Muy nerviosa, estaba sentada en un avión de Air France, que me llevaría a vivir uno de los viajes más hermosos de toda mi juventud. A mi lado se encontraba mi abuela, con apenas 70 años de edad. A penas digo porque, a esa mujer, le harían falta muchos años más, para hacer todo lo que quiere.

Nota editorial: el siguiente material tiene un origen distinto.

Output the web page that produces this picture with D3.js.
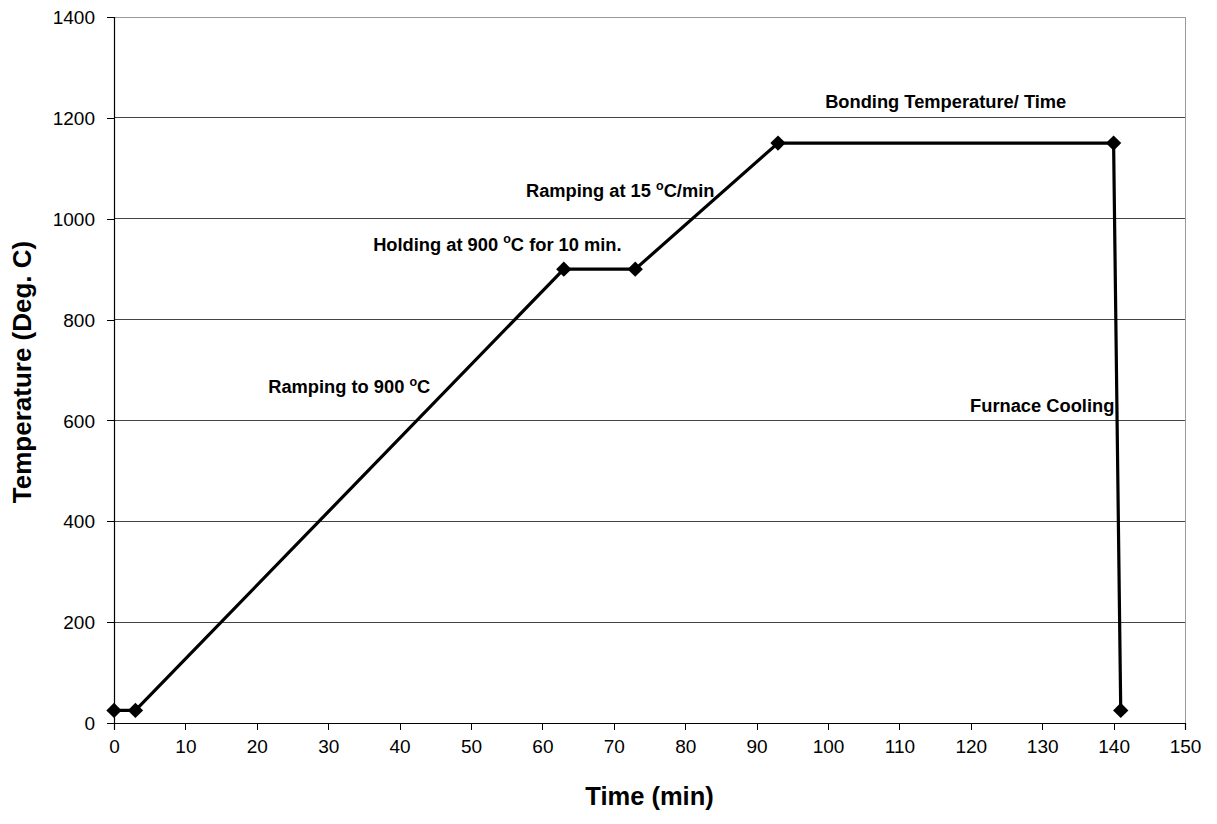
<!DOCTYPE html>
<html>
<head>
<meta charset="utf-8">
<script src="https://cdn.jsdelivr.net/npm/d3@7"></script>
<style>
  html, body { margin: 0; padding: 0; background: #fff; }
  svg { display: block; font-family: "Liberation Sans", Arial, sans-serif; }
</style>
</head>
<body>
<svg id="chart" width="1217" height="824"></svg>
<script>
// ---- data ----
const timeMin = [0, 3, 63, 73, 93, 140, 141];
const tempC   = [25, 25, 900, 900, 1150, 1150, 25];

const xTicks = [0, 10, 20, 30, 40, 50, 60, 70, 80, 90, 100, 110, 120, 130, 140, 150];
const yTicks = [0, 200, 400, 600, 800, 1000, 1200, 1400];

const xTitle = "Time (min)";
const yTitle = "Temperature (Deg. C)";

// annotations: [before-degree text, after-degree text], anchored in data units
const noteText  = [
  ["Bonding Temperature/ Time", null],
  ["Ramping at 15 ", "C/min"],
  ["Holding at 900 ", "C for 10 min."],
  ["Ramping to 900 ", "C"],
  ["Furnace Cooling", null]
];
const noteX = [99.6, 57.7, 36.3, 21.6, 119.9];
const noteY = [1219, 1043, 936, 654, 616];

// ---- layout ----
const margin = {left: 114, right: 1217 - 1185, top: 17, bottom: 824 - 723};
const W = 1217, H = 824;
const svg = d3.select("#chart");

const x = d3.scaleLinear().domain([0, 150]).range([margin.left, W - margin.right]);
const y = d3.scaleLinear().domain([0, 1400]).range([H - margin.bottom, margin.top]);

// gridlines
svg.append("g")
  .selectAll("line")
  .data(yTicks.filter(d => d > 0))
  .join("line")
  .attr("x1", x(0)).attr("x2", x(150))
  .attr("y1", d => y(d)).attr("y2", d => y(d))
  .attr("stroke", d => d === 1400 ? "#999" : "#444")
  .attr("stroke-width", 1)
  .attr("shape-rendering", "crispEdges");

// right border
svg.append("line")
  .attr("x1", x(150)).attr("x2", x(150))
  .attr("y1", y(0)).attr("y2", y(1400))
  .attr("stroke", "#999").attr("shape-rendering", "crispEdges");

// axes
const xAxis = d3.axisBottom(x).tickValues(xTicks).tickSize(7).tickPadding(10).tickFormat(d3.format("d"));
const yAxis = d3.axisLeft(y).tickValues(yTicks).tickSize(7).tickPadding(12).tickFormat(d3.format("d"));

const gx = svg.append("g").attr("transform", `translate(0,${y(0)})`).call(xAxis);
const gy = svg.append("g").attr("transform", `translate(${x(0)},0)`).call(yAxis);
[gx, gy].forEach(g => {
  g.select(".domain").attr("stroke", "#000").attr("stroke-width", 1.2);
  g.selectAll(".tick line").attr("stroke", "#000").attr("shape-rendering", "crispEdges");
  g.selectAll(".tick text").attr("fill", "#000").attr("font-size", 19)
    .attr("font-family", "'Liberation Sans', Arial, sans-serif");
});
gy.selectAll(".tick text").attr("dy", "0.35em");

// axis titles
svg.append("text")
  .attr("x", (x(0) + x(150)) / 2)
  .attr("y", 805)
  .attr("text-anchor", "middle")
  .attr("font-size", 25.5).attr("font-weight", "bold")
  .text(xTitle);

svg.append("text")
  .attr("transform", `translate(31,${(y(0) + y(1400)) / 2 + 2}) rotate(-90)`)
  .attr("text-anchor", "middle")
  .attr("font-size", 26).attr("font-weight", "bold")
  .text(yTitle);

// line
const pts = timeMin.map((t, i) => [t, tempC[i]]);
svg.append("path")
  .datum(pts)
  .attr("fill", "none")
  .attr("stroke", "#000")
  .attr("stroke-width", 3.2)
  .attr("stroke-linejoin", "miter")
  .attr("d", d3.line().x(d => x(d[0])).y(d => y(d[1])));

// diamond markers
svg.append("g")
  .selectAll("path")
  .data(pts)
  .join("path")
  .attr("transform", d => `translate(${x(d[0])},${y(d[1])})`)
  .attr("d", d3.symbol().type(d3.symbolDiamond2).size(150))
  .attr("fill", "#000");

// annotations
const notes = svg.append("g").attr("font-size", 18.3).attr("font-weight", "bold");
noteText.forEach((parts, i) => {
  const t = notes.append("text").attr("x", x(noteX[i])).attr("y", y(noteY[i]));
  t.append("tspan").text(parts[0]);
  if (parts[1] !== null) {
    t.append("tspan").attr("font-size", 12.5).attr("dy", -7.5).text("o");
    t.append("tspan").attr("dy", 7.5).text(parts[1]);
  }
});
</script>
</body>
</html>
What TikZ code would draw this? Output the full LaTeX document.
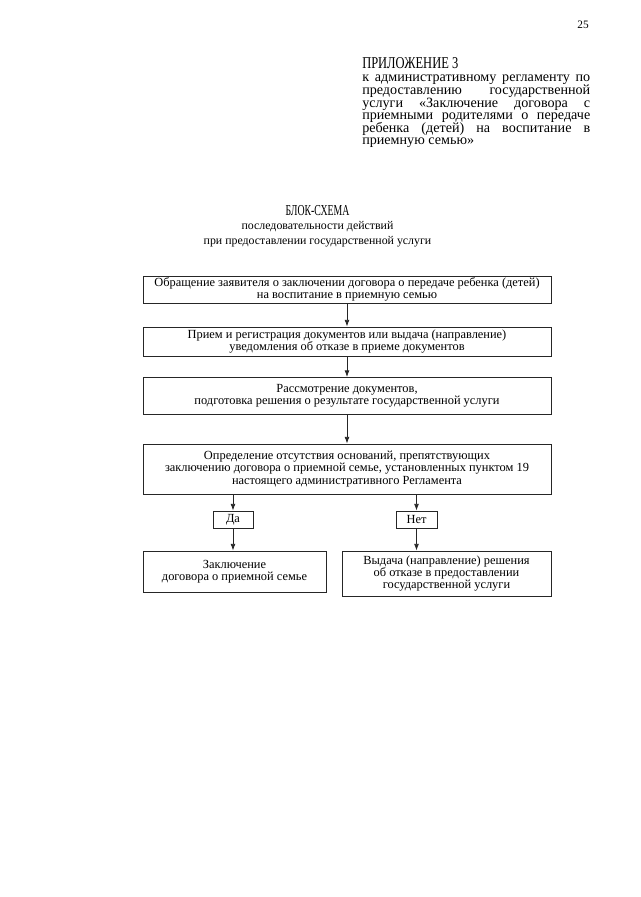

Aterrizamos en París, en el aeropuerto Charles de Gaulle, y ahí sentí algo increíble. Nos enfrentábamos a la difícil tarea de trasladarnos hacia el centro de la ciudad en tren. Habíamos tenido algunas recomendaciones de mi tía, pero no nos acordábamos mucho. Así que luego de tomar varias escaleras mecánicas, llegamos a una larga fila en la que, en mi no tan pobre inglés, verificamos si esa era la correcta. Muy segura de mí misma, compré dos boletos hacia el centro de la gran metrópolis francesa. Y cuando salí de la estación subterránea y vi que habíamos llegado al Barrio Latino, se me llenó el cuerpo de felicidad, a pesar de que estaba agotada.
Caminando, llegamos al hotel en el que teníamos reserva, nos pusimos ropa de verano y salimos. Eran las diez de la mañana. Llegamos de vuelta al hotel a las ocho de la noche. Uno de los mejores días.